§ What to work on
Would you transcribe the listing that follows, character for character, and omit its images?

§ Provided material

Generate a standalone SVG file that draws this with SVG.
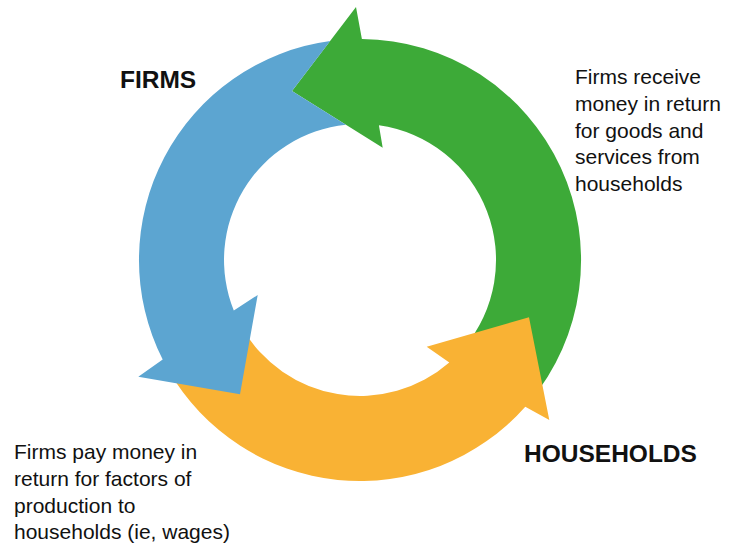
<svg xmlns="http://www.w3.org/2000/svg" width="734" height="545" viewBox="0 0 734 545">
<style>
.lbl{font-family:"Liberation Sans",Arial,sans-serif;font-size:21px;fill:#111}
.ttl{font-family:"Liberation Sans",Arial,sans-serif;font-size:24.5px;font-weight:bold;fill:#111}
.green{fill:#3DAA38}
.orange{fill:#F9B234}
.blue{fill:#5CA5D1}
</style>
<rect width="734" height="545" fill="#fff"/>
<g id="connectors">
<g id="arrow-green">
<path class="green" d="M292,91 L356,7 L361.9,39 A221,221 0 0 1 529.3,402.1 L464.2,347.4 A136,136 0 0 0 378.9,125.3 L382.7,147.7 Z"/>
</g>
<g id="arrow-orange">
<path class="orange" d="M529,317.3 L549.3,420 L525.3,406.7 A221,221 0 0 1 168.6,370.5 L242.2,328 A136,136 0 0 0 449.3,362.5 L426.7,346.7 Z"/>
</g>
<g id="arrow-blue">
<path class="blue" d="M240,394.3 L257.7,295 L233.8,310.6 A136,136 0 0 1 345.9,124.7 L292,91 L330.2,41 A221,221 0 0 0 162.7,359.6 L138.3,376.7 Z"/>
</g>
</g>
<g id="node-firms">
<text class="ttl" x="120" y="88">FIRMS</text>
</g>
<g id="node-households">
<text class="ttl" x="524" y="462">HOUSEHOLDS</text>
</g>
<g id="label-green">
<text class="lbl" x="575" y="84">Firms receive</text>
<text class="lbl" x="575" y="111">money in return</text>
<text class="lbl" x="575" y="137.5">for goods and</text>
<text class="lbl" x="575" y="164">services from</text>
<text class="lbl" x="575" y="191">households</text>
</g>
<g id="label-orange">
<text class="lbl" x="14" y="459">Firms pay money in</text>
<text class="lbl" x="14" y="486">return for factors of</text>
<text class="lbl" x="14" y="512.5">production to</text>
<text class="lbl" x="14" y="539">households (ie, wages)</text>
</g>
</svg>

§ Result
Generate a standalone SVG file that draws this with SVG.
<svg xmlns="http://www.w3.org/2000/svg" width="734" height="545" viewBox="0 0 734 545">
<style>
.lbl{font-family:"Liberation Sans",Arial,sans-serif;font-size:21px;fill:#111}
.ttl{font-family:"Liberation Sans",Arial,sans-serif;font-size:24.5px;font-weight:bold;fill:#111}
.green{fill:#3DAA38}
.orange{fill:#F9B234}
.blue{fill:#5CA5D1}
</style>
<rect width="734" height="545" fill="#fff"/>
<g id="connectors">
<g id="arrow-green">
<path class="green" d="M292,91 L356,7 L361.9,39 A221,221 0 0 1 529.3,402.1 L464.2,347.4 A136,136 0 0 0 378.9,125.3 L382.7,147.7 Z"/>
</g>
<g id="arrow-orange">
<path class="orange" d="M529,317.3 L549.3,420 L525.3,406.7 A221,221 0 0 1 168.6,370.5 L242.2,328 A136,136 0 0 0 449.3,362.5 L426.7,346.7 Z"/>
</g>
<g id="arrow-blue">
<path class="blue" d="M240,394.3 L257.7,295 L233.8,310.6 A136,136 0 0 1 345.9,124.7 L292,91 L330.2,41 A221,221 0 0 0 162.7,359.6 L138.3,376.7 Z"/>
</g>
</g>
<g id="node-firms">
<text class="ttl" x="120" y="88">FIRMS</text>
</g>
<g id="node-households">
<text class="ttl" x="524" y="462">HOUSEHOLDS</text>
</g>
<g id="label-green">
<text class="lbl" x="575" y="84">Firms receive</text>
<text class="lbl" x="575" y="111">money in return</text>
<text class="lbl" x="575" y="137.5">for goods and</text>
<text class="lbl" x="575" y="164">services from</text>
<text class="lbl" x="575" y="191">households</text>
</g>
<g id="label-orange">
<text class="lbl" x="14" y="459">Firms pay money in</text>
<text class="lbl" x="14" y="486">return for factors of</text>
<text class="lbl" x="14" y="512.5">production to</text>
<text class="lbl" x="14" y="539">households (ie, wages)</text>
</g>
</svg>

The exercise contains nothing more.